Attacks are gifts

12/11/2023

Yes, attacks are gifts.

They reveal you, take you out of your box and allow you to shine.

I'm going to tell you a little about my experience, because it's important to give examples that may help you project yourself.

As a teenager, when I was dancing to become a professional, I had two faults...

That of being beautiful and that of being talented.

It's not a good combination, since people can already hate you for just one of them.

From my beauty, I was labelled a tease, a label made by all the boys who'd been spurned, when all I dreamed of was romance and shared love.

From my natural qualities as a dancer, I was knocked all over the place until I was disgusted and had to give up on a career that had shown so much promise.

Jealousy was at its height.

Then my life took another turn and I met my husband and the father of my three children, who turned out to be healthy and handsome.

In the eyes of others, we represented the image of the perfect family, as we were often told.

Once again, people saw only the appearance and didn't know that money was missing from our lives, but that we replaced it with the love we had for our children and the time we gave them. We gave them our time rather than brands or a console, never TV at the table, just exchanges between us.

It really does change the harmony within a family...

We were also involved in a number of associations, offering our help and knowledge.

In short, we were simple and benevolent.

But all this again upset the bitter people, and they ended up spreading all kinds of rumors to destroy our family.

But it was all just rumor, because we're much stronger than that...

After that, I ran a boutique selling clothes, accessories and jewelry in my village.

What a crazy idea!

People were constantly complaining about a village that was dying without shops, with more and more banks, insurance companies and estate agents taking over the monopoly of shops for rent...

Yes... But you're not a local girl, and you're certainly not from the village. Here, we make each other work, we help each other, but we gossip about others...

Shameless sycophants have gone so far as to tell me it's a shame I'm closing when not one of their toes has so much as treaded on my storefront.

Years without pay for me, but with the faith to do something good.

In the meantime, I've taken up writing a variety of books, of which I'm very proud.

I'm slowly getting back into it with pleasure.

Here again, you can say what you like, I don't care.

Then it's downhill for me...

I put on a lot of weight, I broke my image, I felt empty and useless.

The lack of confidence appears at the same time as my spiritual capacities develop.

I rediscovered a part of myself that had been buried for many years...

My family doesn't understand what I'm talking about, apart from the magnetism with which I relieve and heal, but when I evoke the invisible world around us (which I hear and feel), it becomes more complicated.

I'm left alone with my sometimes frightening feelings.

After a long period of hesitation, due in part to the hostility of my village, I opened up my magnetism to the public.

I don't like these professional labels. I'm a woman who heals others while she can.

So, what's on your mind?

No surprises ...

As with my boutique, it's not the villagers who come to see me, but those who live several kilometers away.

Few face-to-face treatments, many more from a distance.

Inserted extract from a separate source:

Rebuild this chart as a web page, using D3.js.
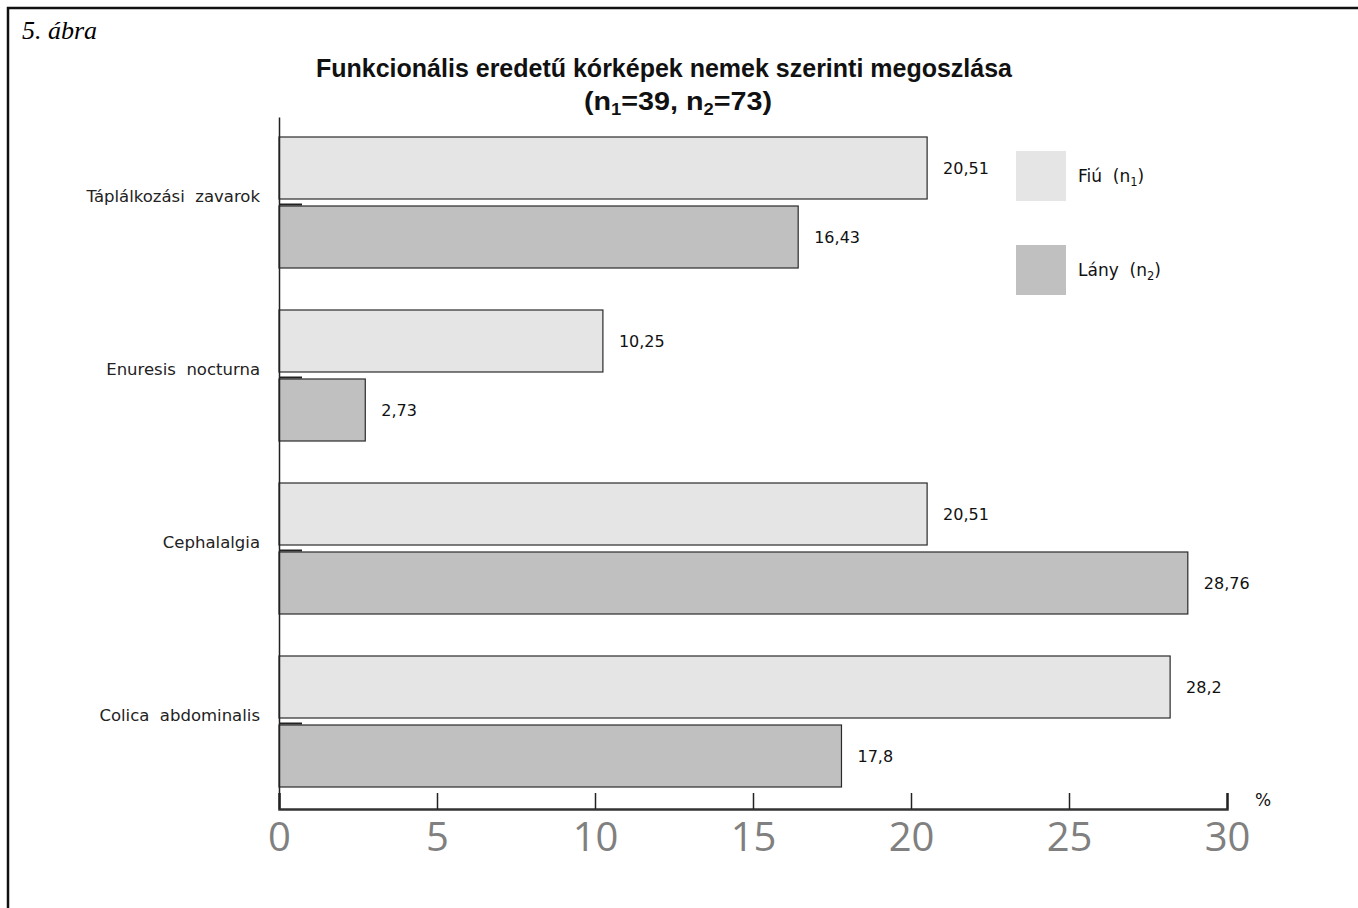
<!DOCTYPE html>
<html>
<head>
<meta charset="utf-8">
<script src="https://cdn.jsdelivr.net/npm/d3@7"></script>
<style>
  body { margin: 0; background: #fff; }
  svg { display: block; }
  .sans { font-family: "DejaVu Sans", "Noto Sans", sans-serif; }
</style>
</head>
<body>
<svg id="chart" width="1358" height="908"></svg>
<script>
// Categories (top to bottom) and the two series, in percent
const categories = ["Táplálkozási  zavarok", "Enuresis  nocturna", "Cephalalgia", "Colica  abdominalis"];
const boys  = [20.51, 10.25, 20.51, 28.2];   // Fiú (n1)
const girls = [16.43, 2.73, 28.76, 17.8];    // Lány (n2)
const valueLabelsBoys  = ["20,51", "10,25", "20,51", "28,2"];
const valueLabelsGirls = ["16,43", "2,73", "28,76", "17,8"];
const xTicks = [0, 5, 10, 15, 20, 25, 30];

const svg = d3.select("#chart");

// Frame (top and left edges)
svg.append("path")
  .attr("d", "M8,908V8H1358")
  .attr("fill", "none").attr("stroke", "#111").attr("stroke-width", 2.5);

svg.append("text")
  .attr("x", 22).attr("y", 39)
  .attr("font-family", "'Liberation Serif', 'DejaVu Serif', serif")
  .attr("font-style", "italic").attr("font-size", 26)
  .text("5. ábra");

// Title, two lines, condensed bold
const titleFont = "'Liberation Sans Narrow', 'Liberation Sans', sans-serif";
svg.append("text")
  .attr("x", 664).attr("y", 77).attr("text-anchor", "middle")
  .attr("font-family", titleFont).attr("font-weight", "bold")
  .attr("font-size", 25).attr("fill", "#111")
  .attr("textLength", 696).attr("lengthAdjust", "spacingAndGlyphs")
  .text("Funkcionális eredetű kórképek nemek szerinti megoszlása");
const t2 = svg.append("text")
  .attr("x", 678).attr("y", 110).attr("text-anchor", "middle")
  .attr("font-family", titleFont).attr("font-weight", "bold")
  .attr("font-size", 25).attr("fill", "#111")
  .attr("textLength", 188).attr("lengthAdjust", "spacingAndGlyphs");
t2.append("tspan").text("(n");
t2.append("tspan").attr("font-size", 16).attr("dy", 5).text("1");
t2.append("tspan").attr("dy", -5).text("=39, n");
t2.append("tspan").attr("font-size", 16).attr("dy", 5).text("2");
t2.append("tspan").attr("dy", -5).text("=73)");

// Scales
const x = d3.scaleLinear().domain([0, 30]).range([279, 1227]);
const y = d3.scaleBand().domain(categories).range([117, 809]);

const barH = 62;
const offBoys = 20, offGirls = 89;

// Bars
const g = svg.append("g");
g.selectAll(".boy").data(categories).join("rect")
  .attr("x", x(0)).attr("y", d => y(d) + offBoys)
  .attr("width", (d, i) => x(boys[i]) - x(0)).attr("height", barH)
  .attr("fill", "#e5e5e5").attr("stroke", "#2a2a2a").attr("stroke-width", 1.2);
g.selectAll(".girl").data(categories).join("rect")
  .attr("x", x(0)).attr("y", d => y(d) + offGirls)
  .attr("width", (d, i) => x(girls[i]) - x(0)).attr("height", barH)
  .attr("fill", "#c0c0c0").attr("stroke", "#2a2a2a").attr("stroke-width", 1.2);

// Value labels
const vl = svg.append("g").attr("class", "sans").attr("font-size", 16).attr("fill", "#111");
vl.selectAll(".vb").data(categories).join("text")
  .attr("x", (d, i) => x(boys[i]) + 16).attr("y", d => y(d) + offBoys + barH / 2)
  .attr("dy", "0.35em").text((d, i) => valueLabelsBoys[i]);
vl.selectAll(".vg").data(categories).join("text")
  .attr("x", (d, i) => x(girls[i]) + 16).attr("y", d => y(d) + offGirls + barH / 2)
  .attr("dy", "0.35em").text((d, i) => valueLabelsGirls[i]);

// Y axis: vertical line with short inward ticks at each category centre
const yAxis = svg.append("g").attr("transform", `translate(${x(0)},0)`)
  .call(d3.axisLeft(y).tickSizeInner(-23).tickSizeOuter(0).tickPadding(19));
yAxis.select(".domain").attr("stroke", "#222").attr("stroke-width", 1.5);
yAxis.selectAll(".tick line").attr("stroke", "#222").attr("stroke-width", 2)
  .attr("transform", "translate(0,1)");
yAxis.selectAll(".tick text")
  .attr("font-family", "'DejaVu Sans', 'Noto Sans', sans-serif")
  .attr("font-size", 16.5).attr("fill", "#222").attr("dy", "-0.12em")
  .attr("x", -19).attr("xml:space", "preserve");

// X axis
const xAxis = svg.append("g").attr("transform", "translate(0,809)")
  .call(d3.axisBottom(x).tickValues(xTicks).tickSize(-16).tickPadding(14));
xAxis.select(".domain").attr("stroke", "#333").attr("stroke-width", 2.5);
xAxis.selectAll(".tick line").attr("stroke", "#222").attr("stroke-width", 1.5);
xAxis.selectAll(".tick text")
  .attr("font-family", "'Open Sans', sans-serif")
  .attr("font-size", 40).attr("fill", "#808080");

svg.append("text").attr("class", "sans")
  .attr("x", 1263).attr("y", 806).attr("text-anchor", "middle")
  .attr("font-size", 17).attr("fill", "#111").text("%");

// Legend
const legendItems = [
  { label: "Fiú  (n", sub: "1", color: "#e5e5e5", y: 151 },
  { label: "Lány  (n", sub: "2", color: "#c0c0c0", y: 245 }
];
const lg = svg.append("g").attr("class", "sans");
legendItems.forEach(it => {
  lg.append("rect").attr("x", 1016).attr("y", it.y).attr("width", 50).attr("height", 50)
    .attr("fill", it.color);
  const t = lg.append("text").attr("x", 1078).attr("y", it.y + 25).attr("dy", "0.35em")
    .attr("font-size", 17).attr("fill", "#111").attr("xml:space", "preserve");
  t.append("tspan").text(it.label);
  t.append("tspan").attr("font-size", 11.5).attr("dy", 4).text(it.sub);
  t.append("tspan").attr("dy", -4).text(")");
});
</script>
</body>
</html>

Distance is the best friend of those who don't want to be seen in my home, or who live too far away.

The reluctance to come and see me depressed me for a while, but then I realized that it wasn't a pity for me, but for them...

My whole life is linked to these wounds of rejection and injustice, and even though I still live with them on a daily basis, they no longer affect me.

So sure, I've become fat in society's eyes and money is still missing from my life, but I'm writing this to deliver an essential message:

Yes, attacks are gifts for you!

They've allowed me to be certain of my worth.

As Mary, as a mother, as a woman who heals souls and bodies, as a person who sometimes doesn't live in the same reality as others...

I finally know what I'm worth!

The work on myself is never finished, and my self-confidence hasn't been fully resolved.

I'm like everyone else with ups and downs, but I will never again let attacks hurt me unnecessarily.

Others attack you when you have something they don't and can't buy.

Validation of your worth and esteem should never come from someone else, it should come from you.

Be proud of yourself, validate yourself, love yourself and thank the people who have brought you down, because thanks to them, you've grown.